Saya baru membaca buku 'Generasi Copy Paste' karya Awy A Qolawun. Salah satu hal yang disampaikan dari buku tersebut yakni pentingnya menguasai bahasa asing. Entah kenapa, saat membaca materi tersebut, saya jadi ingat Kak Malewa. Tersebab ia pernah menyinggung tak lihainya saya berbahasa Bugis.
"Kasian yang ngaku orang bone tapi nda bisa bahasa bugis. Toh Muhammad Hidayat?" begitu ucapnya. Asli. Saya langsung tertawa. Sebagai orang yang lahir di Watampone, sudah sewajarnya menguasai bahasa daerahnya. Hanya saja, karena saya adalah korban dinas orangtua, alhasil tak pandai menguasai satu bahasa daerah pun.

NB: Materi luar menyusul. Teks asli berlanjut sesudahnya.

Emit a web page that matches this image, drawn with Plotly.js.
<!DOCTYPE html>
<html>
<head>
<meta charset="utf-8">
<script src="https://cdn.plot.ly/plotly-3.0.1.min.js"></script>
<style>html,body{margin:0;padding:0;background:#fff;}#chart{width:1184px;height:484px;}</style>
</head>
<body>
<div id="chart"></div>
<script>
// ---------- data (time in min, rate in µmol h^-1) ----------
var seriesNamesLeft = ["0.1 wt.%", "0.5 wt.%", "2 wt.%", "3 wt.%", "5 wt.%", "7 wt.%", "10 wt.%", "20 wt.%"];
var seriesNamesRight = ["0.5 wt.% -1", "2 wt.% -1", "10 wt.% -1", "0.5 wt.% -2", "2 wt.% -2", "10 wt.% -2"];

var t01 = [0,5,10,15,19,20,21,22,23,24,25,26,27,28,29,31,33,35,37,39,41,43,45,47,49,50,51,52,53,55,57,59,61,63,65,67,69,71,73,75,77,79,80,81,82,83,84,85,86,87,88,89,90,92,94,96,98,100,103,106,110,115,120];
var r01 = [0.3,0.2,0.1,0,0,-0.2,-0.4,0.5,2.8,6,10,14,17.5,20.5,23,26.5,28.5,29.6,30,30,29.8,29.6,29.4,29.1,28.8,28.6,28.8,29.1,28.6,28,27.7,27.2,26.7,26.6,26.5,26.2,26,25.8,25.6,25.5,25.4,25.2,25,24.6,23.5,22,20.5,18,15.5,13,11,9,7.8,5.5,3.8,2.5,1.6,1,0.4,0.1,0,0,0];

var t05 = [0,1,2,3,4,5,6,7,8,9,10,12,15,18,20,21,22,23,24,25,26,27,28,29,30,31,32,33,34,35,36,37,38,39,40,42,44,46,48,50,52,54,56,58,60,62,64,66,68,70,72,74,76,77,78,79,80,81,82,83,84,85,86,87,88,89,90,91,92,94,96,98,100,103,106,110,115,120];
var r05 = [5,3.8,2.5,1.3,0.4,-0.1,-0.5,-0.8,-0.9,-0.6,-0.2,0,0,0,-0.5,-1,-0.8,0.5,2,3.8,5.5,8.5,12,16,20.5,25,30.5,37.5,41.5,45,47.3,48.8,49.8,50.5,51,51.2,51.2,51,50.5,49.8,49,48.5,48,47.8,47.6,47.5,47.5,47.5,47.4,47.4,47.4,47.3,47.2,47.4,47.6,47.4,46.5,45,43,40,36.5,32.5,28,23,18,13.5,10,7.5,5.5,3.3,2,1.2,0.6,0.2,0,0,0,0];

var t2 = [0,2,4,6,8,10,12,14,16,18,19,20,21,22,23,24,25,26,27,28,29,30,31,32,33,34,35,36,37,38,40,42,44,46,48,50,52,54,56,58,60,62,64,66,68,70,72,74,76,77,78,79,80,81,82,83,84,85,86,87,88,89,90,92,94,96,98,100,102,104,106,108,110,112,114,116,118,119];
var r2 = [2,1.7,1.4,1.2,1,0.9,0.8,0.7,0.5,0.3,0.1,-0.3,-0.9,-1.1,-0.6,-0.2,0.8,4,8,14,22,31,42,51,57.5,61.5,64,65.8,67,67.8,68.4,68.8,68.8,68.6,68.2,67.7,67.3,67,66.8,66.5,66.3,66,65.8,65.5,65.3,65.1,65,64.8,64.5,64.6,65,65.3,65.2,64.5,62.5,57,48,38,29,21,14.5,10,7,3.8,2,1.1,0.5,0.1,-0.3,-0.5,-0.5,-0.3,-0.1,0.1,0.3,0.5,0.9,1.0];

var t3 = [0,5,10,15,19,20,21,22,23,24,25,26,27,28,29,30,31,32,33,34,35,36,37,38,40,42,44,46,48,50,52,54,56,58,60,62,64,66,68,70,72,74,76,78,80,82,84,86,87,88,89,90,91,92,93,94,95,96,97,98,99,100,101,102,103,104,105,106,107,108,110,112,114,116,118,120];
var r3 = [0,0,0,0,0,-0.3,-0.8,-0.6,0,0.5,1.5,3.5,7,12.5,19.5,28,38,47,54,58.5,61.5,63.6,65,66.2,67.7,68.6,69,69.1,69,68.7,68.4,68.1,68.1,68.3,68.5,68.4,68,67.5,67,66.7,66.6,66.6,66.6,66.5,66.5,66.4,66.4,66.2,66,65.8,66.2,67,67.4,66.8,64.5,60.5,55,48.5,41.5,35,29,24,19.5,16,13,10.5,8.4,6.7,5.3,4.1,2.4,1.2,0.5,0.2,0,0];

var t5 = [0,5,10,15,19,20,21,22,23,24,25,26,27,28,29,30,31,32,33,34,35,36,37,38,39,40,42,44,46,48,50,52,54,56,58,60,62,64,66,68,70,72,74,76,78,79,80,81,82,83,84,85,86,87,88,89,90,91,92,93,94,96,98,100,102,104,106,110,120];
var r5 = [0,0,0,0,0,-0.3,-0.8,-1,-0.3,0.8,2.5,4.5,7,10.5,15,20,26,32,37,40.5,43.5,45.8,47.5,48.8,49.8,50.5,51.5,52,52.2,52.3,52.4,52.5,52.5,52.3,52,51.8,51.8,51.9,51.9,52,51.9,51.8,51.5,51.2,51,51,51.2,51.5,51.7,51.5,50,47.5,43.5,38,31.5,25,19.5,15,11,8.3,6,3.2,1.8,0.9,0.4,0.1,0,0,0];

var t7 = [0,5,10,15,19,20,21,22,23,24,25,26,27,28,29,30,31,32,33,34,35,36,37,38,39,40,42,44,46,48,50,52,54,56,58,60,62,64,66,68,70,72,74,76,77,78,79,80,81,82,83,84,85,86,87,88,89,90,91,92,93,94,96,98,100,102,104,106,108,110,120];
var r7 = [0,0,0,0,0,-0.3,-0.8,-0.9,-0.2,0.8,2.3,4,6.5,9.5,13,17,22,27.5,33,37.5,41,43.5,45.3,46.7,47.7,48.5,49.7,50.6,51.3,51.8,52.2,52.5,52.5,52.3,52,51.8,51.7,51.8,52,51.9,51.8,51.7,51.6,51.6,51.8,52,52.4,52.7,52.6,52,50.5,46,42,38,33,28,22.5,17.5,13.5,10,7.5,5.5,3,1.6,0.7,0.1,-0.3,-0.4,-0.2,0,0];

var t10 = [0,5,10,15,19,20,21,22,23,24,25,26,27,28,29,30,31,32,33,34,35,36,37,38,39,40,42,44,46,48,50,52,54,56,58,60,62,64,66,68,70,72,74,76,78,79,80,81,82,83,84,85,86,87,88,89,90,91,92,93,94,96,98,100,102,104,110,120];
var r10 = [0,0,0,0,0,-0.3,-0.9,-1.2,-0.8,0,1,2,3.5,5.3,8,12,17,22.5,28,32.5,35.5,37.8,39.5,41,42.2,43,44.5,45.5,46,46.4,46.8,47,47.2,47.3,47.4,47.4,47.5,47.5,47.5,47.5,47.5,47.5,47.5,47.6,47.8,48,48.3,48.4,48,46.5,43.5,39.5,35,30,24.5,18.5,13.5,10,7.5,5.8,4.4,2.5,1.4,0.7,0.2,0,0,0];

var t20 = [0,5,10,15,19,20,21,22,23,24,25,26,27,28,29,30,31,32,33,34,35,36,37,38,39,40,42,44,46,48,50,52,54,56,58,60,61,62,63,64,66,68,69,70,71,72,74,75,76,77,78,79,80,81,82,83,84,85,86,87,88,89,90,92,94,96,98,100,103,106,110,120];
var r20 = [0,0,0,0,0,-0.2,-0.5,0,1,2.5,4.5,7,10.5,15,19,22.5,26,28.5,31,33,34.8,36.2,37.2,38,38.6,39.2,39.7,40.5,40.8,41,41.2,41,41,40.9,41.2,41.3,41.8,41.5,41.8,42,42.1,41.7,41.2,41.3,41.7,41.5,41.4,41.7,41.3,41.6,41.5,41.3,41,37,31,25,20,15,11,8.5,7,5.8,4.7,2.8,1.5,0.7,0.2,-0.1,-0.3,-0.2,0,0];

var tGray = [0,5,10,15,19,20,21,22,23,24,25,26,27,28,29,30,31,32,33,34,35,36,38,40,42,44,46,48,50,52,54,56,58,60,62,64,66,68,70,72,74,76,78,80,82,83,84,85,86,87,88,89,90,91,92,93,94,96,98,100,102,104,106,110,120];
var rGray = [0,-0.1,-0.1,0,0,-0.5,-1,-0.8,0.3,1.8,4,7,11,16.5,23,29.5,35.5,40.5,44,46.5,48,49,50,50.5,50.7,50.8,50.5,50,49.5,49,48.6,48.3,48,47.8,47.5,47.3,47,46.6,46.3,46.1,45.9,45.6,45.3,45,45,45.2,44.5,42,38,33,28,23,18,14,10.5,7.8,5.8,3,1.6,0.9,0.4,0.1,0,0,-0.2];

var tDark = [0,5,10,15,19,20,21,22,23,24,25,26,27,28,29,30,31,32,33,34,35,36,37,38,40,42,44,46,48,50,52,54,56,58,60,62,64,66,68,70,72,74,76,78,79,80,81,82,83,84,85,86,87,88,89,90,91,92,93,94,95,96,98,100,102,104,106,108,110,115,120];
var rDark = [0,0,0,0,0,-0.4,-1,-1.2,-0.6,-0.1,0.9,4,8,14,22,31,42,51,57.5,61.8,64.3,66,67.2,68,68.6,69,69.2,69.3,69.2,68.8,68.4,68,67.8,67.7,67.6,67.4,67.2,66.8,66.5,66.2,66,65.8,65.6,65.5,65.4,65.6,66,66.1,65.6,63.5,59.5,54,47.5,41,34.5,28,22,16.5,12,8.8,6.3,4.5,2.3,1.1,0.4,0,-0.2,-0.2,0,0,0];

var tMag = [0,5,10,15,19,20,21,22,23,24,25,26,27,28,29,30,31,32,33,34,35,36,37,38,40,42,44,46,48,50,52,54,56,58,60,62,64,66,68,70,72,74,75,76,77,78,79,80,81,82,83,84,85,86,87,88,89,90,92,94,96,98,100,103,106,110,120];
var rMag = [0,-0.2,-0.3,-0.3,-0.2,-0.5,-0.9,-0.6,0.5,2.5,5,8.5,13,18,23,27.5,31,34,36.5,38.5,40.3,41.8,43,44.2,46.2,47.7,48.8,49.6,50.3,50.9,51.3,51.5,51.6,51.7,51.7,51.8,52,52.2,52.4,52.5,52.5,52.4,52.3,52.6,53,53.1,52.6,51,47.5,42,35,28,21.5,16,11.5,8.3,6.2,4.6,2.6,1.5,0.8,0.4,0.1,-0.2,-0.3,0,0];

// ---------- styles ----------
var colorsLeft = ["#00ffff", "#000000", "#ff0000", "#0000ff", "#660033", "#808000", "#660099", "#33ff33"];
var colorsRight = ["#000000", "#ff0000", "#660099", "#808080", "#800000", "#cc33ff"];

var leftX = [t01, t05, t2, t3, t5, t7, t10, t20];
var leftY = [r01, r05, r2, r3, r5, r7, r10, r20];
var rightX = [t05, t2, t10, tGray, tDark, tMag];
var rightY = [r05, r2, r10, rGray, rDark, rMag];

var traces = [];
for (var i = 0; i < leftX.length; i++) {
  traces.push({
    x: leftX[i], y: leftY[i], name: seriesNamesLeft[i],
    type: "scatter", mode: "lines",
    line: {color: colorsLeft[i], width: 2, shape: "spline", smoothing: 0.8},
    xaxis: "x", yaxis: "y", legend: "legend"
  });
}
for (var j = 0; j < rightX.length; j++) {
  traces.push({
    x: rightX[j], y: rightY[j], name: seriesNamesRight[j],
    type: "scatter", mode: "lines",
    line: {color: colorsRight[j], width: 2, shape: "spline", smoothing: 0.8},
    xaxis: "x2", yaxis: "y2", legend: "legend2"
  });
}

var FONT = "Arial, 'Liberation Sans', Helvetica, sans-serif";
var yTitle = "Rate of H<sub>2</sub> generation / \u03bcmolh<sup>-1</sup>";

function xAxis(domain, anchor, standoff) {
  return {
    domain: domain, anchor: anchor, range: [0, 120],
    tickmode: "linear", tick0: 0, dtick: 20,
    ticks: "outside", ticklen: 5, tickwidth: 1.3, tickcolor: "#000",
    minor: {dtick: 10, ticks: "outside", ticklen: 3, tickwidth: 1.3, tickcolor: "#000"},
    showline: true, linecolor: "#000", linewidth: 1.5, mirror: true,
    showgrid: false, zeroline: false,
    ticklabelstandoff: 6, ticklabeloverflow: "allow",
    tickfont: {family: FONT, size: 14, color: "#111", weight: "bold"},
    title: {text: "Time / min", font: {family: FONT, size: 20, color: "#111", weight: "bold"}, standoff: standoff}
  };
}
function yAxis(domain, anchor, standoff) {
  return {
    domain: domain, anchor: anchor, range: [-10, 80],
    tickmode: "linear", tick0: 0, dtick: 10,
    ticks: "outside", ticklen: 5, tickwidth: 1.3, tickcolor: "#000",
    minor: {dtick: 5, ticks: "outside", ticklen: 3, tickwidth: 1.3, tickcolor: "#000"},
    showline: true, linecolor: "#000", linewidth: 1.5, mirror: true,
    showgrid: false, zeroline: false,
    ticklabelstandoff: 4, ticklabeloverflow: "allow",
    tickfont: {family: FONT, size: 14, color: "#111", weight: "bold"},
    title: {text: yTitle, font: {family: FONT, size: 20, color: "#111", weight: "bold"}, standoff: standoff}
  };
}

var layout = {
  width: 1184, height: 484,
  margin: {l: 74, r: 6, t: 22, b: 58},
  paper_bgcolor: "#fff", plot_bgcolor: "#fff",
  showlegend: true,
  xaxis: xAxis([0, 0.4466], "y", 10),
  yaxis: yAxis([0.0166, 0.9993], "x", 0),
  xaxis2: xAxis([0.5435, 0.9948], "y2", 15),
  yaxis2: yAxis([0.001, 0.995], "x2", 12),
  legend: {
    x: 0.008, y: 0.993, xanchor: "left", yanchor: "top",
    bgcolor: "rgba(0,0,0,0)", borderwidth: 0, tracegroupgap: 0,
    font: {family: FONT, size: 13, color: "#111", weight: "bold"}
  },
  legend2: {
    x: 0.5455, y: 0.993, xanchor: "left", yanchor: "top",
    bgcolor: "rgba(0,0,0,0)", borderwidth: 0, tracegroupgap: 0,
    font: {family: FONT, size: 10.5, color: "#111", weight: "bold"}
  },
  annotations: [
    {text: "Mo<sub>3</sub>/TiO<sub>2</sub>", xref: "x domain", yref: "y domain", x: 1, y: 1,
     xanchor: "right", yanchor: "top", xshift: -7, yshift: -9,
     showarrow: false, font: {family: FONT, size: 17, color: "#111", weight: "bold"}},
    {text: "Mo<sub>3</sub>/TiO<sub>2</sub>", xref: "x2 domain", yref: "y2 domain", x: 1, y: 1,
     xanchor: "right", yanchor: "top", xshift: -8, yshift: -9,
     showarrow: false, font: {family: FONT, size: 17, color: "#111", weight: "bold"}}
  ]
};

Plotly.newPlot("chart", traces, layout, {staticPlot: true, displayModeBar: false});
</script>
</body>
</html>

Saya baru sedikit menguasai Bahasa Daerah ketika KKN. Sayangnya, tempat KKN saya berada di Bontosunggu, Takalar. Mau tak mau, bukan Bahasa Bugis yang saya pelajari, melainkan Bahasa Makassar.
Yang menarik, kenapa kita mesti mempelajari Bahasa Asing atau Daerah? Karena ia merupakan pelajaran yang dianjurkan Nabi.
Nabi pernah secara khusus memerintahkan sahabatnya, Zaid bin Tsabit, untuk mempelajari bahasa dan aksaranya orang Israel, bahasa Ibrani.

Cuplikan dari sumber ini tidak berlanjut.